GIVEN REQUEST: Skipping all pictures, set down the lines of the listing from the first through the one with "(0,0) rectangle (24.58,11.58);".

PROVIDED DATA:
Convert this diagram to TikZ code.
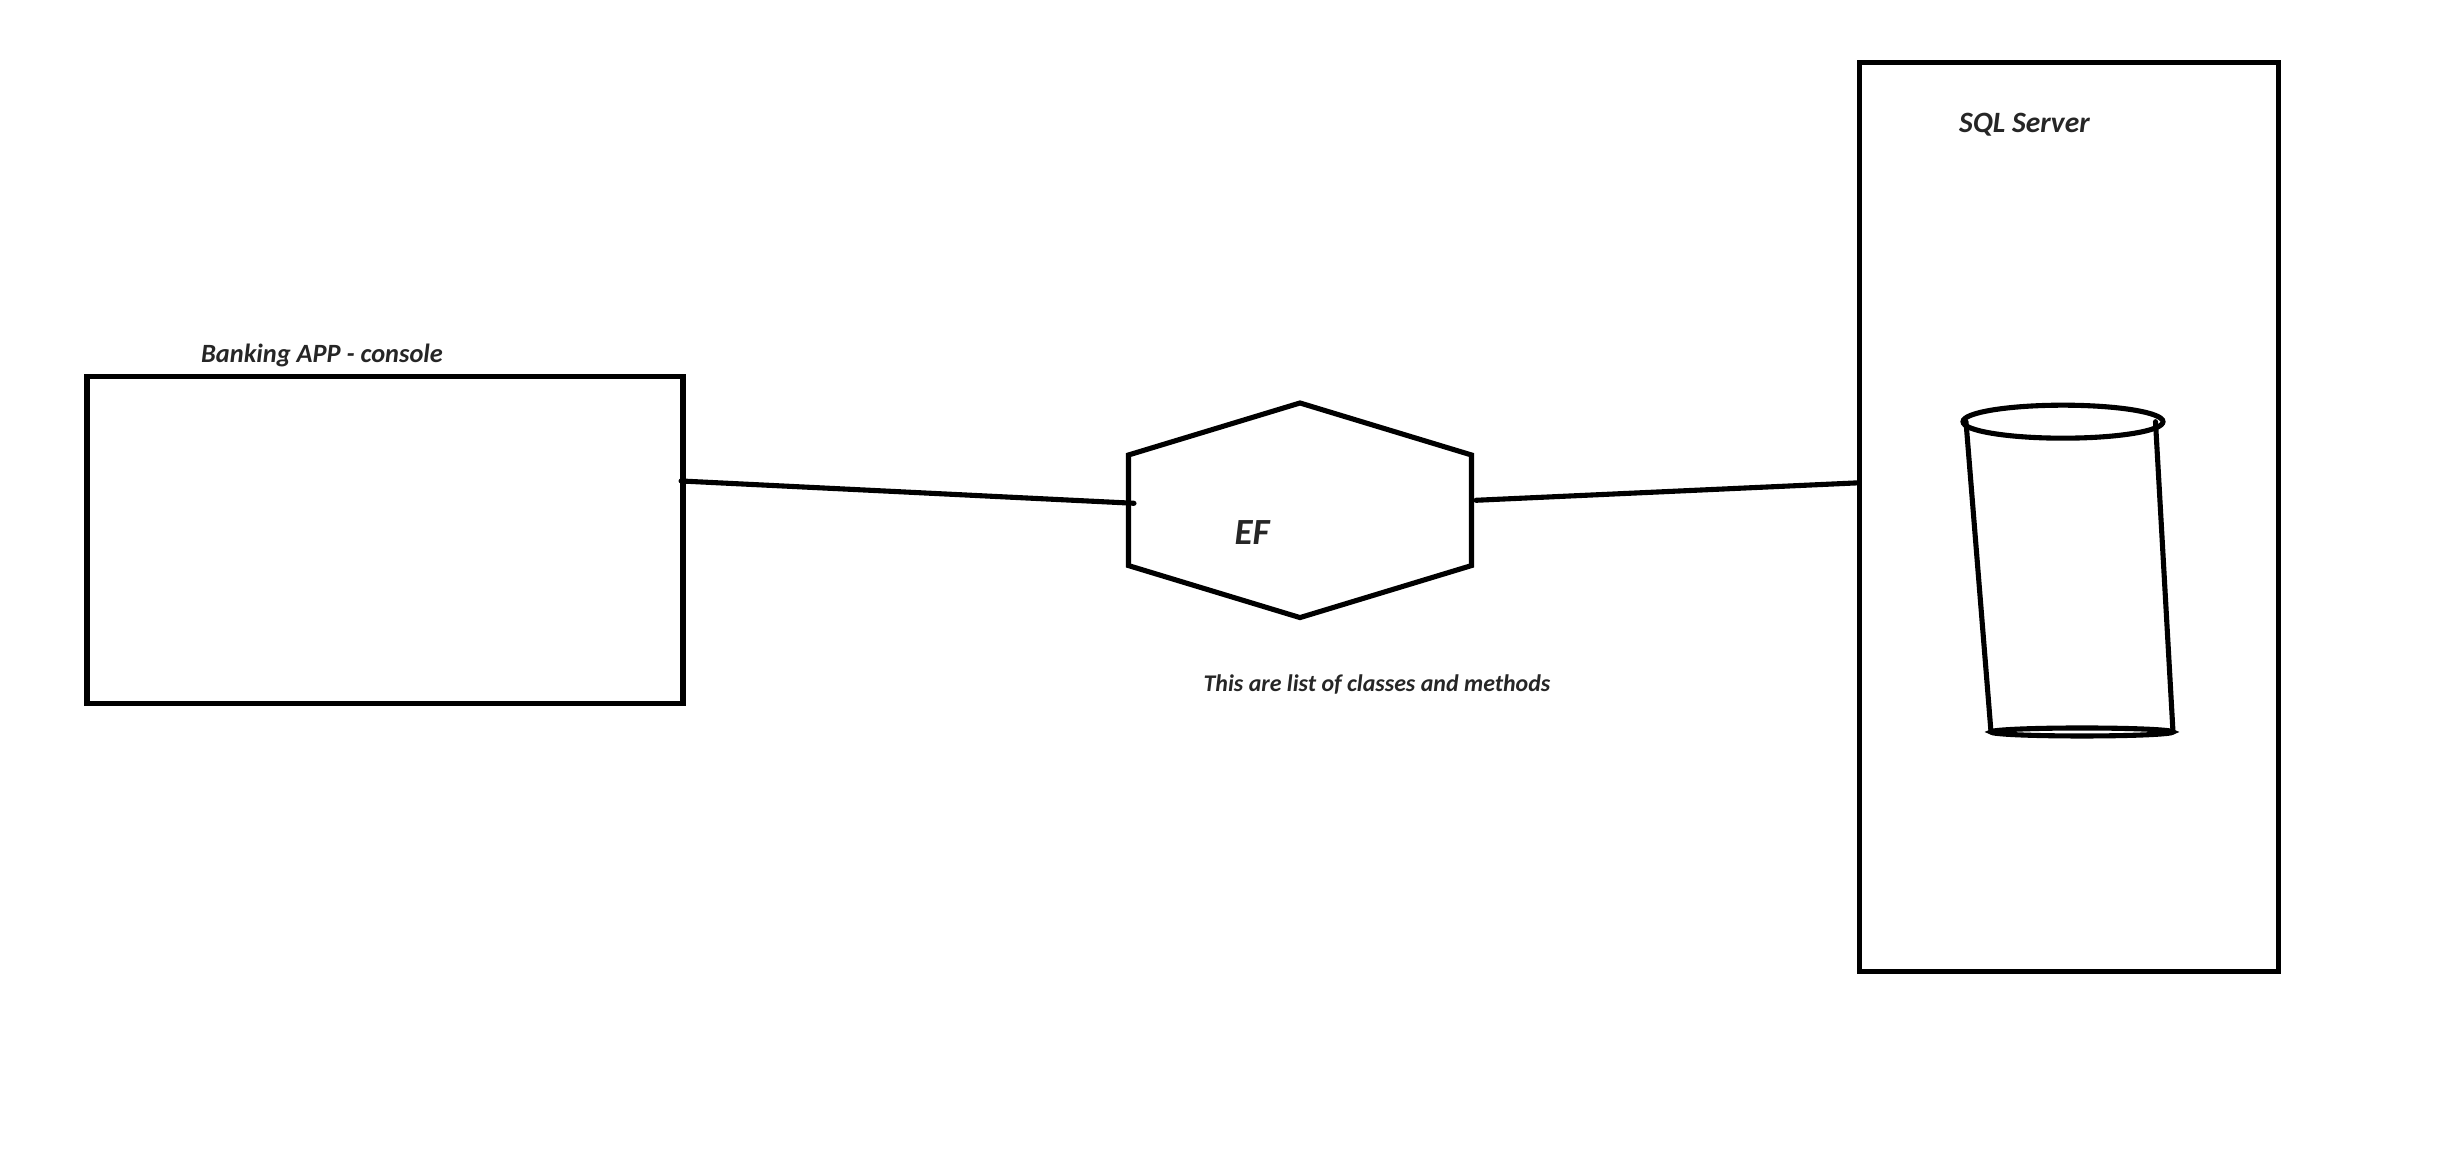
\documentclass[tikz,border=0pt]{standalone}
\usepackage{fontspec}
\setmainfont{Carlito}
\usetikzlibrary{shapes.geometric}
\begin{document}
\begin{tikzpicture}[
  line width=1.45pt,
  line cap=round,
  box/.style={draw,rectangle,inner sep=0pt},
  label/.style={text=black!85,inner sep=0pt},
  rim/.style={draw,ellipse,inner sep=0pt,outer sep=0pt}
]
\useasboundingbox (0,0) rectangle (24.58,11.58);

% Banking app
\node[box,minimum width=5.96cm,minimum height=3.27cm] (app) at (3.85,6.18) {};
\node[label,font=\fontsize{7.5}{9}\selectfont\bfseries\itshape] (applabel) at (3.22,8.03) {Banking APP - console};

% EF layer
\node[inner sep=0pt,outer sep=0pt,minimum width=3.43cm,minimum height=2.146cm] (ef) at (13.0,6.477) {};
\draw[line cap=butt] (ef.north) -- ([yshift=-.52cm]ef.north east) -- ([yshift=.52cm]ef.south east)
  -- (ef.south) -- ([yshift=.52cm]ef.south west) -- ([yshift=-.52cm]ef.north west) -- cycle;
\node[label,font=\fontsize{10.5}{13}\selectfont\bfseries\itshape] (eflabel) at (12.52,6.25) {EF};
\node[label,font=\fontsize{6.8}{9}\selectfont\bfseries\itshape] (eftext) at (13.77,4.735) {This are list of classes and methods};

% SQL Server
\node[box,minimum width=4.185cm,minimum height=9.09cm] (server) at (20.69,6.406) {};
\node[label,font=\fontsize{8.4}{10}\selectfont\bfseries\itshape] (serverlabel) at (20.245,10.33) {SQL Server};

% Database
\node[rim,minimum width=2cm,minimum height=.33cm] (dbtop) at (20.63,7.363) {};
\node[rim,minimum width=1.82cm,minimum height=.08cm] (dbbottom) at (20.82,4.26) {};
\draw ([xshift=.03cm]dbtop.west) -- (dbbottom.west);
\draw ([xshift=-.075cm]dbtop.east) -- (dbbottom.east);

% Connectors
\draw ([xshift=-.045cm,yshift=.59cm]app.east) -- ([xshift=.055cm,yshift=.07cm]ef.west);
\draw ([xshift=.045cm,yshift=.10cm]ef.east) -- ([yshift=.345cm]server.west);

\end{tikzpicture}
\end{document}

PROBLEM SOLUTION:
Convert this diagram to TikZ code.
\documentclass[tikz,border=0pt]{standalone}
\usepackage{fontspec}
\setmainfont{Carlito}
\usetikzlibrary{shapes.geometric}
\begin{document}
\begin{tikzpicture}[
  line width=1.45pt,
  line cap=round,
  box/.style={draw,rectangle,inner sep=0pt},
  label/.style={text=black!85,inner sep=0pt},
  rim/.style={draw,ellipse,inner sep=0pt,outer sep=0pt}
]
\useasboundingbox (0,0) rectangle (24.58,11.58);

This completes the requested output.